What is a ‘User’ in GA4?
First thing first, users are not people!
Often we get asked “how many people did X on the site yesterday” or something like that, which is not possible to answer in Google Analytics 4 (GA4). GA4 doesn’t track people, it tracks users. But the reality is that users are the closest proxy we have to people, so we end up just using it anyway. And even rename it to ‘people’ in our reports and dashboards to prevent having this conversation each and every time…
Active Users vs. Total Users
GA4 defines an ‘active user’ as a person who has an engaged session, or when Analytics collects the first_visit from a website or first_open event from an app. So every new user and non-bouncing returning users are counted as ‘active’.
On the other hand, ‘total users’ is a total count of all users to the website and apps, regardless of their engagement or whether or not it’s their first time.
One of the major differences from Universal Analytics (UA) is that active users now take centre stage in Google Analytics 4. While most data from UA concentrates on total users, GA4 concentrates on active users.
Wherever you see the metric ‘Users’ in GA4, it is showing ‘Active Users’.
GA4 has four different ways to identify users:
User ID is the process of identifying the user yourself, and then sending that data into GA4 to use. This is only applicable if you have some way for a user to identify themselves, for example if they log into an account.
When a user registers for an account or logs in to an existing account, you can pass that user ID into GA4 to link all of their subsequent website or app events. As a result, you get a more full picture of how customers behave and interact with your company over time across different platforms (app and web), as well as across different browsers and devices.
You must manually implement User ID in your website and/or app tracking in order to use it with GA4. A user’s user ID is passed into GA4 via the ‘user_id’ user property. Sending this in with every event, GA4 connects all activities associated with that user ID to a single user profile, providing a more complete view of user behaviour.
Google Signals is an optional feature in GA4 that is used to connect your website and app data to Google’s own data. Part of this feature is used for identifying users by utilising data from logged-in Google users who have given permission to share their information.
Data thresholding may result when Google Signals data is used for user identification. In circumstances where Google Signals is enabled, you can avoid data thresholding by using the ‘device-based’ reporting identity.
Every user or device that interacts with your website or app is given a special identity called a ‘Device ID’ in GA4. It makes it possible for GA4 to distinguish between several users and sessions and to monitor user behaviour across various devices.
For websites, the Device ID is a first-party cookie called _ga which is placed on the user’s browser and contains the Client ID. The Client ID is thereafter provided to GA4 with each succeeding hit, enabling it to monitor the user’s behaviour over time for that browser.

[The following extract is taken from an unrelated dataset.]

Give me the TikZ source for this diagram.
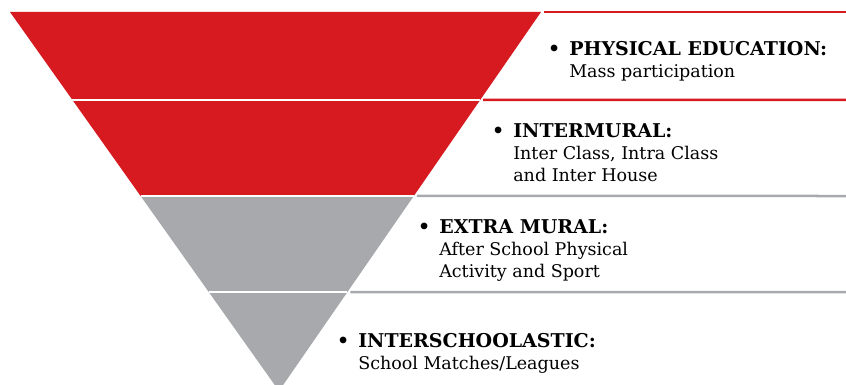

In apps, it works almost exactly the same, but the Device ID is the App Instance ID.
This is GA4’s way to account for non-consented user data by using machine learning to ‘fill in the gaps’. We have written up a deep-dive all about how this works if you want to learn more.
Reporting identities in GA4
GA4 allows you to define what a user actually is. That is, what of the different identification methods should be used to deduplicate against. These are called Reporting Identities, and there are three available to use:
It is important to note, each of the three options will result in different counts for user-based metrics within the interface and in the Data API (i.e. in your Looker Studio dashboards). Changing the reporting identity does not permanently alter the underlying data in GA4, you’re free to change this as many times as you like and the data will be updated instantly across all the reports.
The blended reporting identity option loops between all four methods of user ID:
In order to distinguish between users and group events for reporting and exploration, it first employs the user ID. GA4 takes data from Google signals if it is available in the absence of a user ID. Analytics uses the device ID if neither the User-ID nor the Google Signals information is available. In the absence of a device ID (where consent if not granted), GA4 uses its machine learning modelling where possible.
The observed reporting identity utilises all trackable IDs, but excludes modelled data:
If a user ID is collected, it is used first. GA4 takes data from Google signals if it is available in the absence of a user ID. If neither are available, GA4 then uses the device ID.
The device-based reporting identity ignores any other IDs that are gathered, and only uses the device ID:
This approach aligns most closely with user calculation in Universal Analytics.